Barbara Stepansky, one of 2013’s five Nicholl fellowship winners, is a former student of mine, and her winning script Sugar in My Veins was developed in my screenwriting Master Class at the UCLA Extension Writers’ Program.
As the Nicholl, presented annually by the Academy of Motion Picture Arts and Sciences, is the most prestigious of the country’s many screenwriting contests (the five winning scripts were selected from 7,251 entrees this year), I thought readers might enjoy hearing from Barbara, an exceptionally talented writer (and director), who is already launched on what I’m sure will be an amazing career.
In your acceptance speech at the awards ceremony, you recited quite a roll call of film industry jobs that you held en route to this moment.
I was so obsessed with making movies when I first started out that I took any job in the industry I could. I worked as a projectionist, a reader, clapper loader, camera assistant, sound recordist, boom operator, production assistant, I got people coffee, their laundry, you name it, I've done it.
Amidst all of that, where did you pick up your writing craft skills?
I think I probably learned the most about writing from being a reader and evaluating scripts for production companies. You understand very fast what works and what doesn't, and hopefully you get to incorporate those experiences into your own writing. But being on set is also valuable because you get to be part of the execution of the "blueprint". You see how a script gets broken into pieces, how actors and performances can affect the words for better or worse. And also how set dynamics and time pressure can change the script.
Your Nicholl script is about a 14 year-old violin prodigy who falls in love with a lighting designer who is twice her age. What drew you to this subject matter?
In spite of how personal the script reads, it is not based on anything that ever happened to me in my own life. I’ve simply always been intrigued by good forbidden love stories. After I read Lolita by Nabokov as a teenager, I felt like I wanted to write my own variation on the theme one day. I wanted to play more along the lines of a Romeo and Juliet star-crossed lovers plane. The tragedy comes from my characters connecting as soul mates, but having their age difference be an almost impossible hurdle to overcome. In spite of how wrong you know their relationship is, you should find yourself rooting for them. That was my goal as a writer.
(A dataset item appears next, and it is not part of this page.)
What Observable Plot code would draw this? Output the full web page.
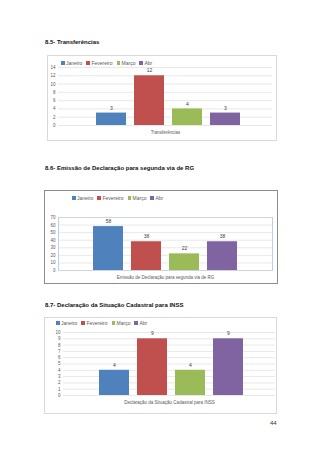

How did the screenplay develop over time?
This particular screenplay reinvented itself quite a lot. There is a whole version where Ray, my male protagonist, was established as a guitarist in a rock band. Also, Jillian’s character went through a big transformation when I realized that a shy, introverted person just doesn’t read very active on the page. I turned her a little bit more rebellious - after all, your script is only as strong as your protagonist’s want. So in order to bring her out into the spotlight, I let her speak. Normally, I’m not a big fan of voice-over, but in this case, it lets you in on her unusual life and the way she looks at things right away. I think that made a big difference in grabbing the audience.
Given the controversial nature of the story, did you make any adjustments, or industry concessions, in readying it for contests and the market?
All things considered, not that many. Generally people who read it and have a strong reaction to Jillian’s age also understand that there really would not be a story without her being so young. You want [the affair] to be a difficult moral decision. However, now that the script will be read by possible producers, who knows. I’m open to compromises as long as they don’t take away what made the story special and complicated to begin with.
What happens to a writer in Los Angeles when her script is announced as a Nicholl fellowship finalist?
As soon as the official announcement and your name hits the town, agents, managers and producers somehow miraculously find you – over email or on Facebook. Then you have another wave of inquiries when your contact info is revealed by the Academy. People want to read the script, so you send it to them and hope they like it. I was specifically looking for representation so I wasn’t shy about passing the script on. The Nicholl Fellowship Finalist list is an amazing stamp of approval and a badly needed validation. So now the script that had been mostly ignored or somewhere in the bottom of people’s piles moves up to overnight-reads. A lot of reps and assistants actually turned it around in 24 hours. I was very impressed.
What was the experience of actually winning the award like? This year’s ceremony certainly had a uniquely new take on the event.
Winning the award was of course fantastic. You are entering a very exclusive club and are getting a significant chunk of change to continue your writing. People were being generally lovely and congratulating me. In that respect, it doesn’t seem to matter whether you are a finalist or a fellow for the industry. This year, the Academy decided to open up the ceremony to the public and hold a live read of scenes from the winning scripts. That was an incredibly positive change – it felt that the writing itself was celebrated. Having your words read out loud by such amazing actors as Elle Fanning and Anton Yelchin was a dream come true. Opening it up to the public made it possible for friends and family to attend and celebrate this occasion with you. It truly was a very special night.
What do you hope to do with your fellowship year?
I hope to write a great follow-up screenplay and I’m looking to get “Sugar In My Veins” produced. I’m excited to move up a notch in this beloved industry of mine.